Rows from a dataset of charts and code
::::::::::

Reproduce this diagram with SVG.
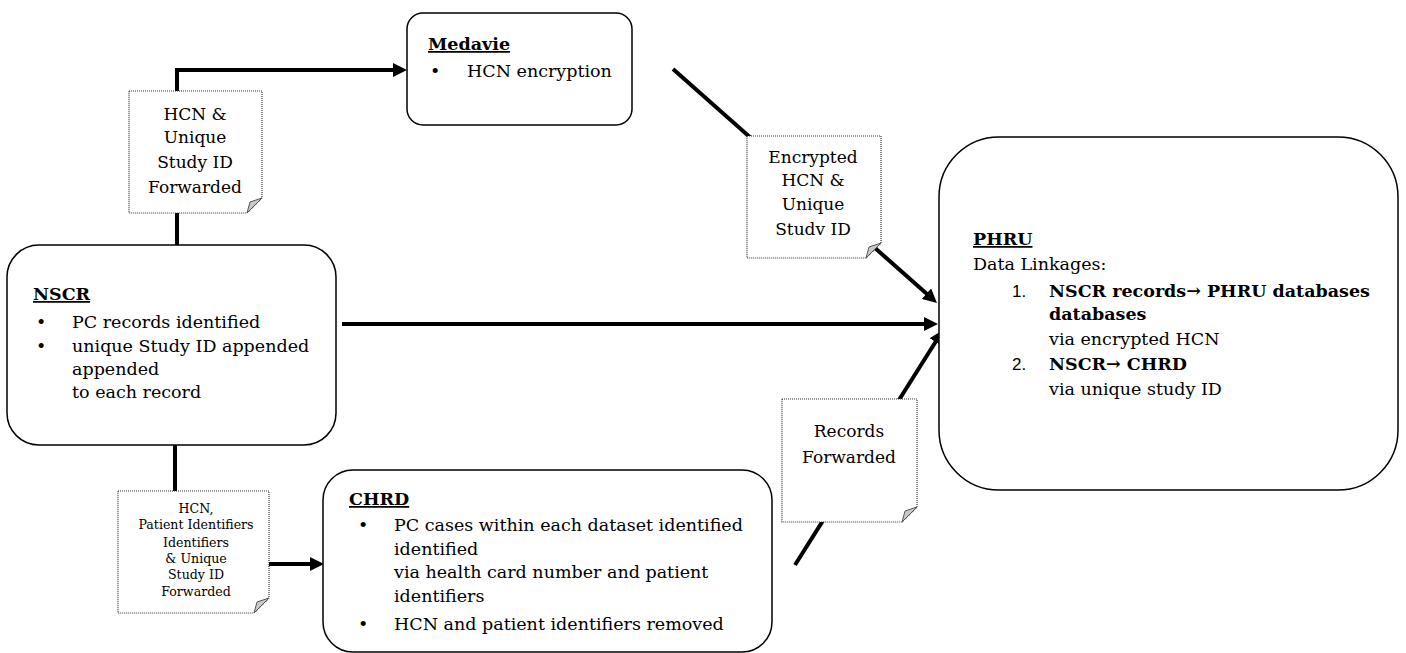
<svg xmlns="http://www.w3.org/2000/svg" width="1406" height="653" viewBox="0 0 1406 653">
<style>
.box{fill:#fff;stroke:#000;stroke-width:1.5}
.note{fill:#fff;stroke:#333;stroke-width:1.2;stroke-dasharray:1 1}
.fold{fill:#c8c8c8;stroke:#555;stroke-width:1}
.t{font-family:"DejaVu Serif","Liberation Serif",serif;font-size:17.5px;fill:#000}
.nt{font-family:"DejaVu Serif","Liberation Serif",serif;font-size:17px;fill:#000;text-anchor:middle}
.snt{font-family:"DejaVu Serif","Liberation Serif",serif;font-size:12.6px;fill:#000;text-anchor:middle}
.b{font-weight:bold}
.u{text-decoration:underline}
.num{font-family:"Liberation Sans",Arial,sans-serif;font-size:17px}
.c{fill:none;stroke:#000;stroke-width:4}
</style>
<defs>
<marker id="ah" markerUnits="userSpaceOnUse" markerWidth="16" markerHeight="14" viewBox="0 0 16 14" refX="4" refY="7" orient="auto">
<path d="M0,0 L14,7 L0,14 z" fill="#000"/>
</marker>
</defs>

<g id="connectors">
<path class="c" d="M177 247 V70 H397" marker-end="url(#ah)"/>
<path class="c" d="M673 69 L929.5 296.3" marker-end="url(#ah)"/>
<path class="c" d="M342 324 H928" marker-end="url(#ah)"/>
<path class="c" d="M175 445 V491"/>
<path class="c" d="M269 564 H314" marker-end="url(#ah)"/>
<path class="c" d="M795 565 L937.7 338.5" marker-end="url(#ah)"/>
</g>

<g id="medavie">
<rect class="box" x="407" y="13" width="225" height="112" rx="16"/>
<text class="t b u" x="428" y="50">Medavie</text>
<text class="t" x="430" y="77">•</text>
<text class="t" x="467" y="77">HCN encryption</text>
</g>

<g id="note-hcn">
<path class="note" d="M129 91 H262 V198 L247 213 H129 Z"/>
<path class="fold" d="M262 198 L247 213 L250 202 Z"/>
<text class="nt" x="195" y="120">HCN &amp;</text>
<text class="nt" x="195" y="143">Unique</text>
<text class="nt" x="195" y="168">Study  ID</text>
<text class="nt" x="195" y="193">Forwarded</text>
</g>

<g id="nscr">
<rect class="box" x="7" y="245" width="329" height="200" rx="32"/>
<text class="t b u" x="33" y="300">NSCR</text>
<text class="t" x="36" y="328">•</text>
<text class="t" x="72" y="328">PC records identified</text>
<text class="t" x="36" y="352">•</text>
<text class="t" x="72" y="352">unique Study ID appended</text>
<text class="t" x="72" y="375">appended</text>
<text class="t" x="72" y="398">to each record</text>
</g>

<g id="note-encrypted">
<path class="note" d="M747 136 H881 V243 L866 258 H747 Z"/>
<path class="fold" d="M881 243 L866 258 L869 247 Z"/>
<text class="nt" x="813" y="163">Encrypted</text>
<text class="nt" x="813" y="186">HCN &amp;</text>
<text class="nt" x="813" y="210">Unique</text>
<text class="nt" x="813" y="235">Studv  ID</text>
</g>

<g id="phru">
<rect class="box" x="939" y="137" width="459" height="353" rx="60"/>
<text class="t b u" x="973" y="245">PHRU</text>
<text class="t" x="973" y="270">Data Linkages:</text>
<text class="num" x="1012" y="297">1.</text>
<text class="t b" x="1049" y="297">NSCR records→ PHRU databases</text>
<text class="t b" x="1049" y="320">databases</text>
<text class="t" x="1049" y="345">via encrypted  HCN</text>
<text class="num" x="1012" y="370">2.</text>
<text class="t b" x="1049" y="370">NSCR→ CHRD</text>
<text class="t" x="1049" y="395">via unique  study ID</text>
</g>

<g id="note-records">
<path class="note" d="M782 399 H917 V507 L902 522 H782 Z"/>
<path class="fold" d="M917 507 L902 522 L905 511 Z"/>
<text class="nt" x="849" y="437">Records</text>
<text class="nt" x="849" y="463">Forwarded</text>
</g>

<g id="note-identifiers">
<path class="note" d="M118 491 H269 V598 L254 613 H118 Z"/>
<path class="fold" d="M269 598 L254 613 L257 602 Z"/>
<text class="snt" x="196" y="513">HCN,</text>
<text class="snt" x="196" y="529">Patient  Identifiers</text>
<text class="snt" x="196" y="547">Identifiers</text>
<text class="snt" x="196" y="563">&amp; Unique</text>
<text class="snt" x="196" y="579">Study  ID</text>
<text class="snt" x="196" y="596">Forwarded</text>
</g>

<g id="chrd">
<rect class="box" x="323" y="470" width="449" height="182" rx="30"/>
<text class="t b u" x="349" y="505">CHRD</text>
<text class="t" x="358" y="531">•</text>
<text class="t" x="394" y="531">PC cases within each dataset identified</text>
<text class="t" x="394" y="555">identified</text>
<text class="t" x="394" y="578">via health  card number and patient</text>
<text class="t" x="394" y="602">identifiers</text>
<text class="t" x="358" y="630">•</text>
<text class="t" x="394" y="630">HCN and patient identifiers removed</text>
</g>
</svg>
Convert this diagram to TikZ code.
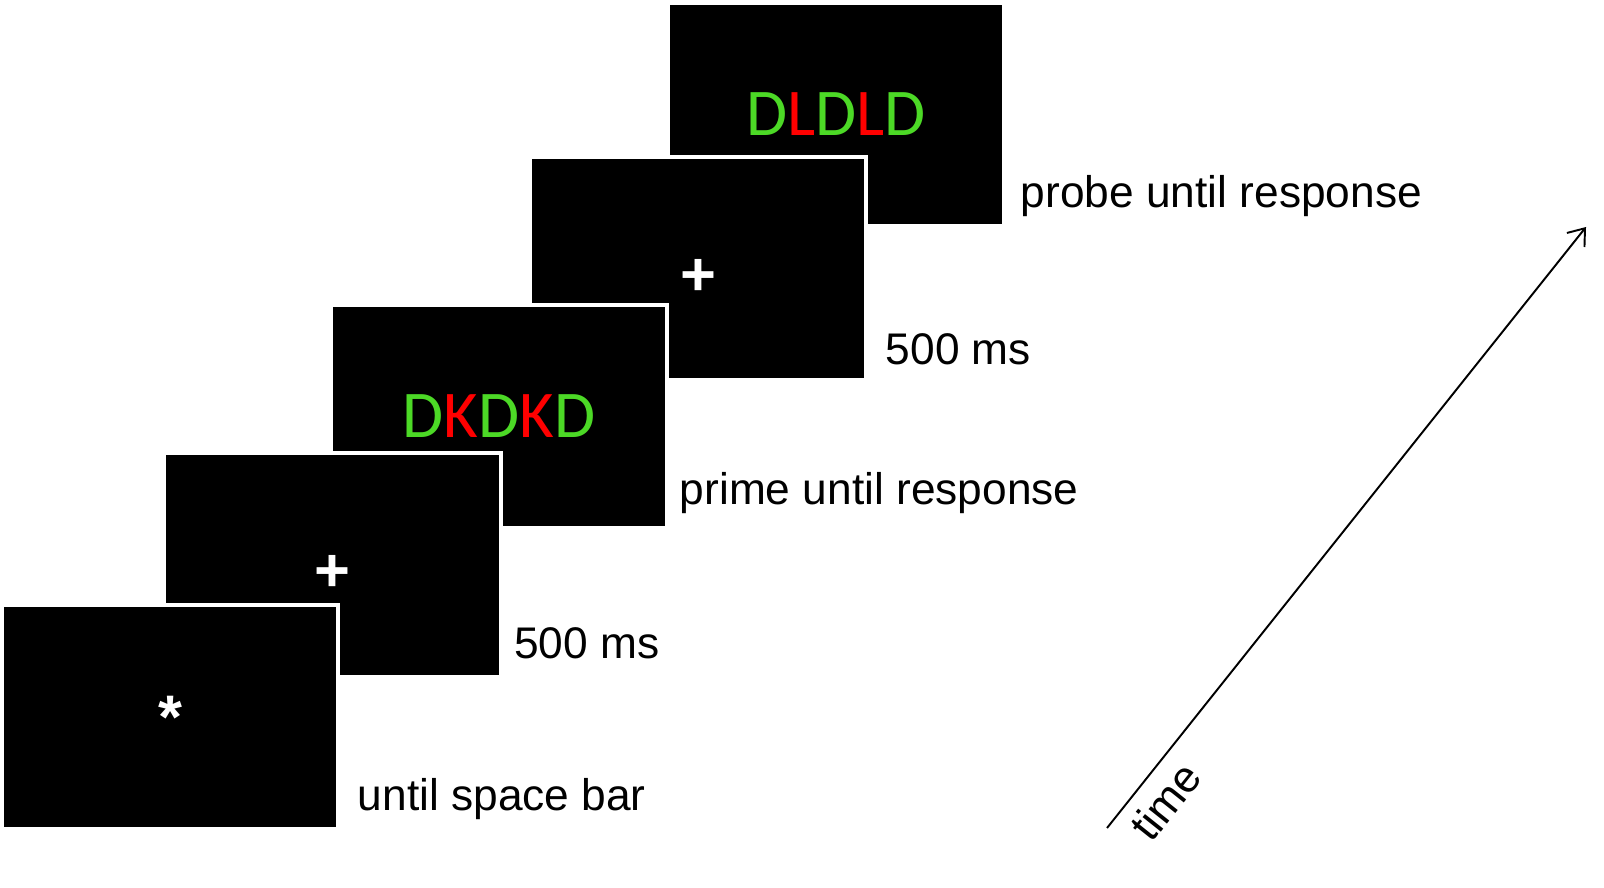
\documentclass[tikz,border=0pt]{standalone}
\usepackage{fontspec}
\setmainfont{Liberation Sans}
\newfontfamily\stimfont{Carlito}
\usetikzlibrary{arrows.meta, positioning}
\definecolor{stimGreen}{RGB}{76,217,38}
\definecolor{stimRed}{RGB}{255,0,0}

\begin{document}
\begin{tikzpicture}[
    screen/.style={fill=black, draw=white, line width=2.5pt, minimum width=6.73cm, minimum height=4.47cm, text=white, inner sep=0pt},
    stim/.style={font=\stimfont\fontsize{38}{38}\selectfont},
    fixmark/.style={font=\bfseries\fontsize{35}{35}\selectfont},
    cross/.style={fixmark, text height=1.06cm, text depth=0pt},
    timing/.style={font=\fontsize{25.2}{30}\selectfont, inner sep=0pt, anchor=base west},
    arrow/.style={line width=1.1pt, -{Straight Barb[length=0.3cm, width=0.45cm]}}
]
    \useasboundingbox (0, 0) rectangle (32.08, 17.74);

    % screens, drawn back to front
    \node[screen, stim] (s5) at (16.72, 15.45) {\textcolor{stimGreen}{D}\textcolor{stimRed}{L}\textcolor{stimGreen}{D}\textcolor{stimRed}{L}\textcolor{stimGreen}{D}};
    \node[screen, cross] (s4) at (13.96, 12.37) {+};
    \node[screen, stim] (s3) at (9.98, 9.41) {\textcolor{stimGreen}{D}\textcolor{stimRed}{K}\textcolor{stimGreen}{D}\textcolor{stimRed}{K}\textcolor{stimGreen}{D}};
    \node[screen, cross] (s2) at (6.65, 6.44) {+};
    \node[screen, fixmark] (s1) at (3.40, 3.40) {*};

    % durations
    \node[above right=0.40cm and 0.34cm of s1.south east, timing] (d1) {until space bar};
    \node[above right=0.40cm and 0.22cm of s2.south east, timing] (d2) {500 ms};
    \node[above right=0.52cm and 0.20cm of s3.south east, timing] (d3) {prime until response};
    \node[above right=0.36cm and 0.34cm of s4.south east, timing] (d4) {500 ms};
    \node[above right=0.42cm and 0.28cm of s5.south east, timing] (d5) {probe until response};

    % time axis
    \coordinate (t0) at (22.14, 1.18);
    \coordinate (t1) at (31.72, 13.20);
    \draw[arrow] (t0) -- (t1) node[pos=0.075, sloped, below=0.12cm, font=\fontsize{25.2}{30}\selectfont] (tl) {time};
\end{tikzpicture}
\end{document}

::::::::::

*EXERCISE*: Check each line of the entries above for the word "this". List the ones that have it.

*EXPECTED ANSWER*:
Reproduce this diagram with SVG.
Convert this diagram to TikZ code.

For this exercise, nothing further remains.